D’ailleurs, si c’est le président George W. Bush qui a été responsable de la mise en place de l’AFRICOM, c’est Obama qui en a fait une force militaire continentale au sein de laquelle les forces militaires nationales ont été assujetties. En effet, Obama a réussi à transformer les nations africaines, et particulièrement leurs forces armées, en des filiales intégralement possédées par le Pentagone et par le complexe militaro-industriel des USA. Mais tout va bien, puisqu’Obama l’a fait avec le sourire et en usant de la crédibilité d’enfant « natif » du continent.

De la même manière, Obama est directement responsable du bain de sang en cours au Sud-Soudan, où il a encouragé le séparatisme qui mena à la création de ce pays et la guerre civile prévisible qui s’ensuivit. Obama déclara en 2011, à propos de l’indépendance formelle du Sud-Soudan : « Aujourd’hui est un rappel de ce qu’après les ténèbres de la guerre, la lumière d’une nouvelle aube est possible. Un fier drapeau vole au-dessus de Juba, et la carte du monde a été redessinée ».  Mais Obama a peut-être parlé trop vite, puisque les ténèbres que la guerre durent encore sur ce pays où une « nouvelle aube » semble aussi probable que l’admission par Obama de son erreur.

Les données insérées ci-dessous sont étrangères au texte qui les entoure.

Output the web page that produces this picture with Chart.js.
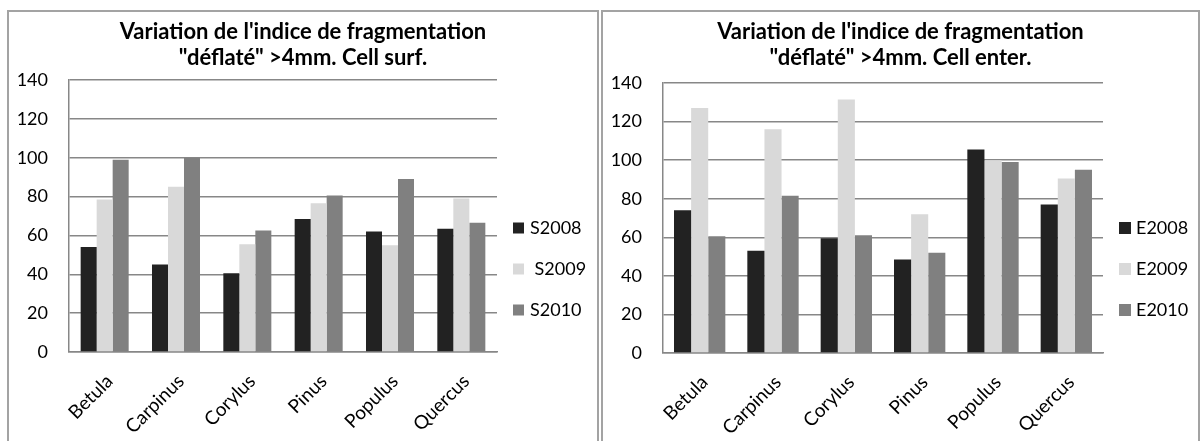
<!DOCTYPE html>
<html>
<head>
<meta charset="utf-8">
<script src="https://cdn.jsdelivr.net/npm/chart.js@4/dist/chart.umd.min.js"></script>
<style>
  html, body { margin: 0; padding: 0; background: #fff; overflow: hidden; width: 1204px; height: 441px; }
  .frame { position: absolute; top: 10px; height: 450px; border: 2px solid #a3a3a3; box-sizing: border-box; }
  #f1 { left: 7px; width: 592px; }
  #f2 { left: 601px; width: 599px; }
  canvas { display: block; }
</style>
</head>
<body>
<div class="frame" id="f1"><canvas id="surf" width="588" height="428"></canvas></div>
<div class="frame" id="f2"><canvas id="enter" width="595" height="428"></canvas></div>
<script>
const categories = ['Betula', 'Carpinus', 'Corylus', 'Pinus', 'Populus', 'Quercus'];

// Cell surf.
const surf2008 = [54, 45, 40.5, 68.5, 62, 63.5];
const surf2009 = [78.5, 85, 55.5, 76.5, 55, 79];
const surf2010 = [99, 100, 62.5, 80.5, 89, 66.5];

// Cell enter.
const enter2008 = [74, 53, 59.5, 48.5, 105.5, 77];
const enter2009 = [127, 116, 131.5, 72, 100, 90.5];
const enter2010 = [60.5, 81.5, 61, 52, 99, 95];

const yMin = 0;
const yMax = 140;
const yStep = 20;

const colors = ['#222222', '#d9d9d9', '#808080'];
const lineGray = '#878787';
const fontFamily = "Lato, 'Open Sans', sans-serif";

// legend drawn next to the plot, like the spreadsheet one
const sideLegend = {
  id: 'sideLegend',
  afterDraw(chart, args, opts) {
    const { ctx, chartArea } = chart;
    ctx.save();
    ctx.font = '18px ' + fontFamily;
    ctx.textBaseline = 'middle';
    chart.data.datasets.forEach((ds, i) => {
      const cy = chartArea.bottom + opts.firstOffset + i * 41;
      const x = chartArea.right + 16;
      ctx.fillStyle = ds.backgroundColor;
      ctx.fillRect(x, cy - opts.box / 2, opts.box, opts.box);
      ctx.fillStyle = '#000';
      ctx.fillText(ds.label, x + 17, cy);
    });
    ctx.restore();
  }
};

function makeChart(id, title, labels, series, o) {
  const ctx = document.getElementById(id).getContext('2d');
  return new Chart(ctx, {
    type: 'bar',
    data: {
      labels: categories,
      datasets: series.map((data, i) => ({
        label: labels[i],
        data,
        backgroundColor: colors[i],
        borderWidth: 0,
        barPercentage: 1,
        categoryPercentage: o.catPct,
      })),
    },
    options: {
      responsive: false,
      animation: false,
      layout: { padding: 0 },
      plugins: {
        legend: { display: false },
        tooltip: { enabled: false },
        title: {
          display: true,
          text: title,
          color: '#000',
          font: { family: fontFamily, size: 22, weight: 'bold', lineHeight: '26px' },
          padding: { top: 7, bottom: o.titleBottom },
        },
        sideLegend: { box: o.box, firstOffset: o.legendOffset },
      },
      scales: {
        x: {
          grid: { display: true, drawOnChartArea: false, drawTicks: false },
          border: { display: true, color: lineGray, width: 1.5 },
          ticks: { color: '#000', font: { family: fontFamily, size: 19 }, minRotation: 45, maxRotation: 45, padding: 18, labelOffset: 5 },
          afterFit(scale) { scale.height = o.xHeight; },
        },
        y: {
          min: yMin,
          max: yMax,
          ticks: { stepSize: yStep, color: '#000', font: { family: fontFamily, size: 18 }, padding: 21 },
          grid: { color: lineGray, lineWidth: 1.5, drawTicks: false },
          border: { display: true, color: lineGray, width: 1.5 },
          afterFit(scale) { scale.width = 60; },
        },
        // empty axis on the right keeps room for the legend
        spacer: {
          type: 'linear',
          position: 'right',
          grid: { display: false },
          border: { display: false },
          ticks: { display: false },
          afterFit(scale) { scale.width = o.right; },
        },
      },
    },
    plugins: [sideLegend],
  });
}

makeChart('surf',
  ["Variation de l'indice de fragmentation", '"déflaté" >4mm. Cell surf.'],
  ['S2008', ' S2009', 'S2010'],
  [surf2008, surf2009, surf2010],
  { right: 100, titleBottom: 9, xHeight: 88, catPct: 0.673, box: 11, legendOffset: -124 });

makeChart('enter',
  ["Variation de l'indice de fragmentation", '"déflaté" >4mm. Cell enter.'],
  ['E2008', 'E2009', 'E2010'],
  [enter2008, enter2009, enter2010],
  { right: 95, titleBottom: 12, xHeight: 87, catPct: 0.70, box: 12, legendOffset: -125 });
</script>
</body>
</html>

Et tandis qu’Obama, comme à son habitude, parlait poétiquement de l’indépendance et de la liberté, la réalité est que son soutien du Sud-Soudan relevait plus de l’obtention d’un avantage géopolitique sur la Chine que d’idéaux supérieures.


Le ministre de la défense des USA Robert Gates, le vice-président de l’état-major interarmées Gen. James Cartwright, le Commandant sortant du Commandement américain en Afrique Gen. William Ward, et le nouveau commandant du Commandement américain en Afrique Gen. Carter Ham, de gauche à droite, lors de la cérémonie de passation du Commandement américain en Afrique (AFRICOM), à la mairie de Sindelfingen, près de Stuttgart, en Allemagne, le 9 mercredi 9 mars 2011.

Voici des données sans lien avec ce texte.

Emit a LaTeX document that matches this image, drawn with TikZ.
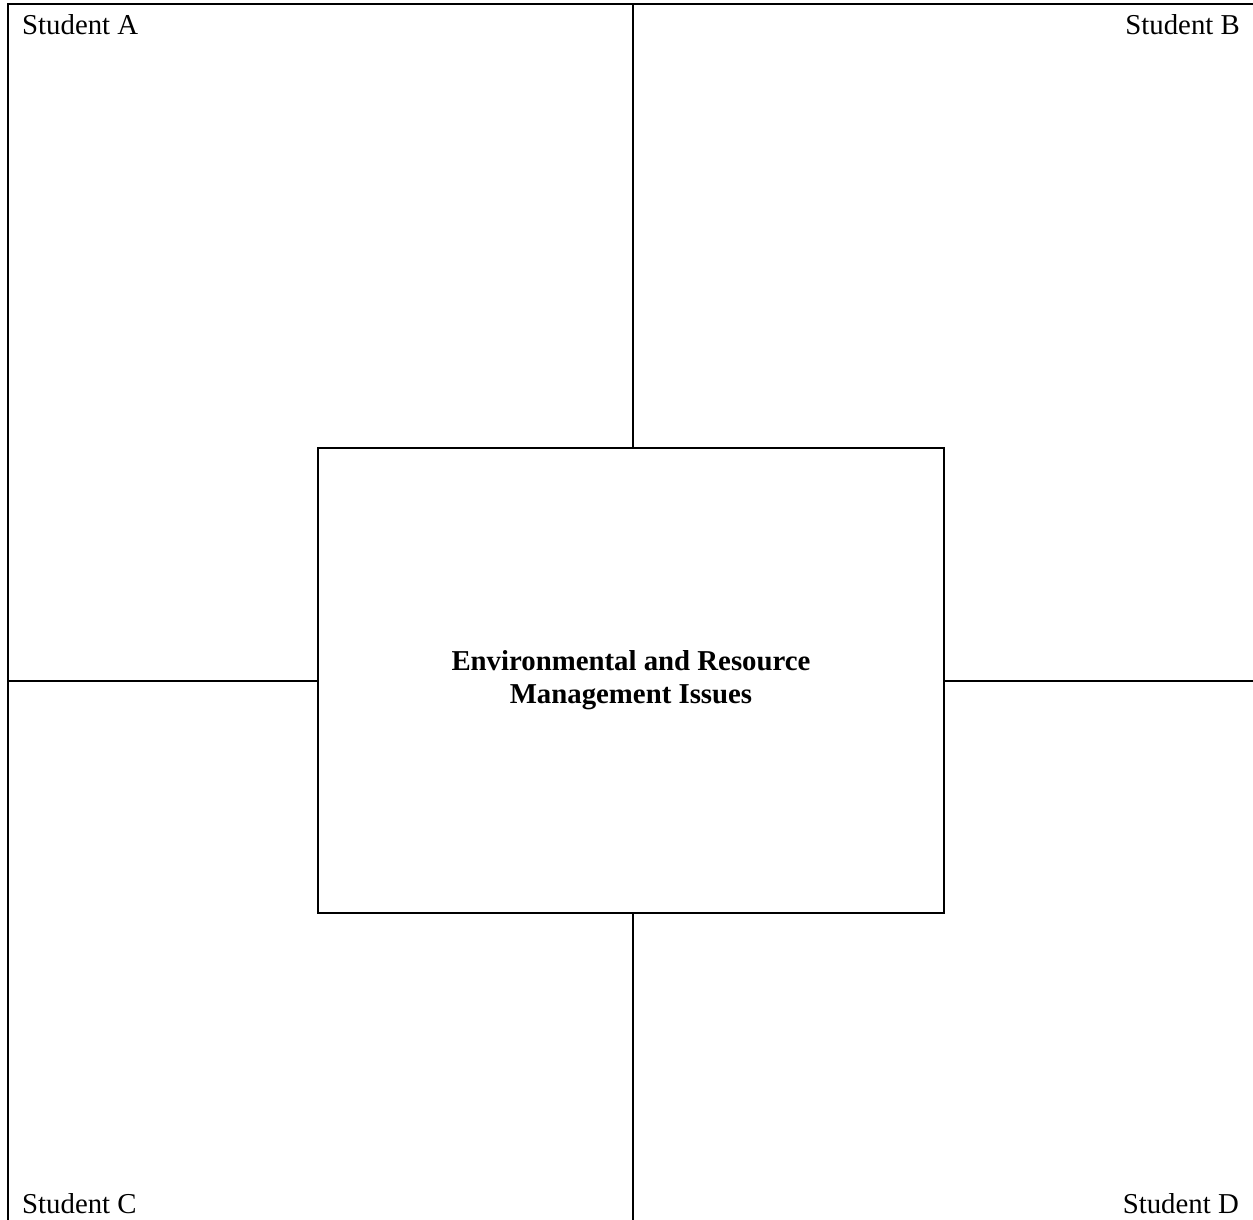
\documentclass[tikz,border=0pt]{standalone}
\usepackage{fontspec}
\setmainfont{Liberation Serif}
\begin{document}
\begin{tikzpicture}[x=1pt,y=-1pt,
  rule/.style={line width=2pt, line cap=rect},
  label/.style={font=\fontsize{28.8}{33}\selectfont, inner sep=0pt},
  centrebox/.style={draw, line width=2pt, minimum width=626pt, minimum height=465pt, inner sep=0pt, align=center, font=\fontsize{28.8}{33}\selectfont\bfseries}]
\useasboundingbox (0,0) rectangle (1253,1220);
\fill[white] (0,0) rectangle (1253,1220);
\node[centrebox] (box) at (631,680.5) {Environmental and Resource\\Management Issues};
\coordinate (tl) at (8,4);
\coordinate (tr) at (1253,4);
\coordinate (bl) at (8,1220);
\coordinate (vt) at (633,4);
\coordinate (vb) at (633,1220);
\coordinate (hl) at (8,681);
\coordinate (hr) at (1253,681);
\draw[rule] (tr) -- (tl) -- (bl);
\draw[rule] (vt) -- (vt |- box.north);
\draw[rule] (vt |- box.south) -- (vb);
\draw[rule] (hl) -- (hl -| box.west);
\draw[rule] (hl -| box.east) -- (hr);
\node[label, anchor=base west] (sa) at (22,35) {Student A};
\node[label, anchor=base east] (sb) at (1240,35) {Student B};
\node[label, anchor=base west] (sc) at (22,1213) {Student C};
\node[label, anchor=base east] (sd) at (1239,1213) {Student D};
\end{tikzpicture}
\end{document}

De la même façon, Obama a fait usage des capacités étendues de l’armée US et de la CIA en Afrique afin d’augmenter grandement la présence du Pentagone et de Langley en Somalie. Comme Jeremy Scahill l’a souligné dans The Nation, en décembre 2014 :

« La CIA gère un programme d’entraînement au contreterrorisme pour des agents des renseignements et des opérateurs en Somalie, visant à établir une force de frappe indigène capable de mener des opérations de capture et des opérations de ‘combat’ ciblé contre des membres d’Al Shabab, un groupe islamique militant lié à Al Qaïda.

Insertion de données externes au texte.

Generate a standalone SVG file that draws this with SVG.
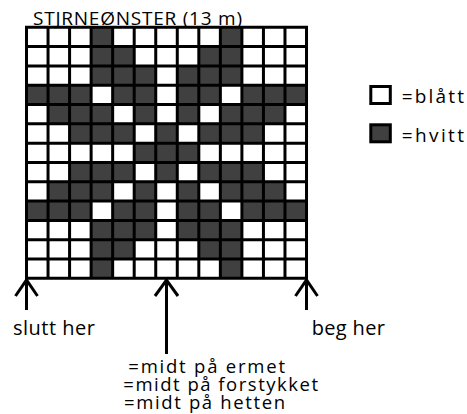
<svg xmlns="http://www.w3.org/2000/svg" width="467" height="414" viewBox="0 0 467 414">
<style>
text{font-family:"Open Sans","Liberation Sans",sans-serif;fill:#000}
.dk{fill:#404040}
.grid{fill:none;stroke:#000;stroke-width:3;stroke-linecap:square}
.arr{fill:none;stroke:#000;stroke-width:3}
.t20{font-size:20px}
.t18{font-size:18.5px}
.t19{font-size:19px}
</style>
<rect width="467" height="414" fill="#fff"/>
<text id="title" x="33" y="25" font-size="19" textLength="209" lengthAdjust="spacing">STJRNEØNSTER (13 m)</text>
<g id="chart">
<g id="cells">
<rect class="dk" x="91.12" y="27.3" width="21.54" height="19.4"/>
<rect class="dk" x="220.36" y="27.3" width="21.54" height="19.4"/>
<rect class="dk" x="91.12" y="46.61" width="43.08" height="19.4"/>
<rect class="dk" x="198.82" y="46.61" width="43.08" height="19.4"/>
<rect class="dk" x="91.12" y="65.92" width="64.62" height="19.4"/>
<rect class="dk" x="177.28" y="65.92" width="64.62" height="19.4"/>
<rect class="dk" x="26.5" y="85.23" width="64.62" height="19.4"/>
<rect class="dk" x="112.66" y="85.23" width="43.08" height="19.4"/>
<rect class="dk" x="177.28" y="85.23" width="43.08" height="19.4"/>
<rect class="dk" x="241.9" y="85.23" width="64.62" height="19.4"/>
<rect class="dk" x="48.04" y="104.54" width="64.62" height="19.4"/>
<rect class="dk" x="134.2" y="104.54" width="21.54" height="19.4"/>
<rect class="dk" x="177.28" y="104.54" width="21.54" height="19.4"/>
<rect class="dk" x="220.36" y="104.54" width="64.62" height="19.4"/>
<rect class="dk" x="69.58" y="123.85" width="64.62" height="19.4"/>
<rect class="dk" x="155.74" y="123.85" width="21.54" height="19.4"/>
<rect class="dk" x="198.82" y="123.85" width="64.62" height="19.4"/>
<rect class="dk" x="134.2" y="143.16" width="64.62" height="19.4"/>
<rect class="dk" x="69.58" y="162.47" width="64.62" height="19.4"/>
<rect class="dk" x="155.74" y="162.47" width="21.54" height="19.4"/>
<rect class="dk" x="198.82" y="162.47" width="64.62" height="19.4"/>
<rect class="dk" x="48.04" y="181.78" width="64.62" height="19.4"/>
<rect class="dk" x="134.2" y="181.78" width="21.54" height="19.4"/>
<rect class="dk" x="177.28" y="181.78" width="21.54" height="19.4"/>
<rect class="dk" x="220.36" y="181.78" width="64.62" height="19.4"/>
<rect class="dk" x="26.5" y="201.09" width="64.62" height="19.4"/>
<rect class="dk" x="112.66" y="201.09" width="43.08" height="19.4"/>
<rect class="dk" x="177.28" y="201.09" width="43.08" height="19.4"/>
<rect class="dk" x="241.9" y="201.09" width="64.62" height="19.4"/>
<rect class="dk" x="91.12" y="220.4" width="64.62" height="19.4"/>
<rect class="dk" x="177.28" y="220.4" width="64.62" height="19.4"/>
<rect class="dk" x="91.12" y="239.71" width="43.08" height="19.4"/>
<rect class="dk" x="198.82" y="239.71" width="43.08" height="19.4"/>
<rect class="dk" x="91.12" y="259.02" width="21.54" height="19.31"/>
<rect class="dk" x="220.36" y="259.02" width="21.54" height="19.31"/>
</g>
<path class="grid" d="M26.5 27.3V278.33M48.04 27.3V278.33M69.58 27.3V278.33M91.12 27.3V278.33M112.66 27.3V278.33M134.2 27.3V278.33M155.74 27.3V278.33M177.28 27.3V278.33M198.82 27.3V278.33M220.36 27.3V278.33M241.9 27.3V278.33M263.44 27.3V278.33M284.98 27.3V278.33M306.52 27.3V278.33M26.5 27.3H306.52M26.5 46.61H306.52M26.5 65.92H306.52M26.5 85.23H306.52M26.5 104.54H306.52M26.5 123.85H306.52M26.5 143.16H306.52M26.5 162.47H306.52M26.5 181.78H306.52M26.5 201.09H306.52M26.5 220.4H306.52M26.5 239.71H306.52M26.5 259.02H306.52M26.5 278.33H306.52"/>
</g>
<g id="legend-blatt">
<rect x="370.8" y="86.5" width="19.5" height="17" fill="#fff" stroke="#000" stroke-width="3"/>
<text class="t19" x="401.7" y="103.3" textLength="62.3" lengthAdjust="spacing">=blått</text>
</g>
<g id="legend-hvitt">
<rect x="370.8" y="124.8" width="19.5" height="17" class="dk" stroke="#000" stroke-width="3"/>
<text class="t19" x="401.7" y="141.7" textLength="62.3" lengthAdjust="spacing">=hvitt</text>
</g>
<g id="connectors">
<path class="arr" d="M26.5 280V310M15.5 296L26.5 280L37.5 296"/>
<path class="arr" d="M166.5 280V354M155 296L166.5 280L178 296"/>
<path class="arr" d="M306.5 280V310M295.5 296L306.5 280L317.5 296"/>
</g>
<g id="label-slutt"><text class="t20" x="13" y="335" textLength="82" lengthAdjust="spacing">slutt her</text></g>
<g id="label-beg"><text class="t20" x="311.7" y="335" textLength="73.3" lengthAdjust="spacing">beg her</text></g>
<g id="label-midt">
<text class="t18" x="128.3" y="373" textLength="156.7" lengthAdjust="spacing">=midt på ermet</text>
<text class="t18" x="123.3" y="391" textLength="194.7" lengthAdjust="spacing">=midt på forstykket</text>
<text class="t18" x="124" y="409" textLength="161" lengthAdjust="spacing">=midt på hetten</text>
</g>
</svg>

Dans le cadre de l’expansion de son programme de contreterrorisme en Somalie, la CIA utilise aussi une prison secrète implantée dans les sous-sols du siège de l’Agence Nationale de Sécurité (NSA) de Somalie… certains des prisonniers ont été capturés dans les rues du Kenya et transférés en avion à Mogadiscio ».

Il faut souligner que les politiques — les crimes contre la paix — exposées ici ne représentent qu’une fraction des 8 années de la politique d’Obama sur ce continent ; un bilan complet des crimes d’Obama contre l’Afrique nécessiterait une analyse volumineuse. L’objectif, ici, était d’illustrer le fait que l’homme qui s’est présenté en Afrique comme un ami l’était autant que le bourreau est celui du condamné.

Si cela avait été prononcé par quelqu’un d’autre que le premier président noir des USA, il y aurait peut-être eu un tollé vis-à-vis du viol et du pillage du continent, de la militarisation et de la déstabilisation de l’Afrique. Et pourtant, au cours des 8 dernières années, nous avons pu observer le silence assourdissant des libéraux dont les idéaux et les valeurs ne vont pas au-delà de ce que leur loyauté au parti autorise.

Glen Ford, directeur exécutif du Black Agenda Report, l’a magnifiquement et précisément exprimé en expliquant qu’Obama ne représentait pas un moindre mal, mais le mal « le plus efficace ». Et en ce qui concerne l’Afrique, ce fut doublement vrai. Qui d’autre qu’Obama aurait pu détruire des nations, alimenter le terrorisme, piller des richesses, militariser et déstabiliser ce continent entier tout en affichant un sourire hypnotique ?

Mais pour les Africains, les dents parfaites d’Obama et son sourire toxique dissimulent une langue fourchue. Quant à l’héritage africain d’Obama, on le retrouve dans les charniers de Libye, du Nigeria et d’ailleurs.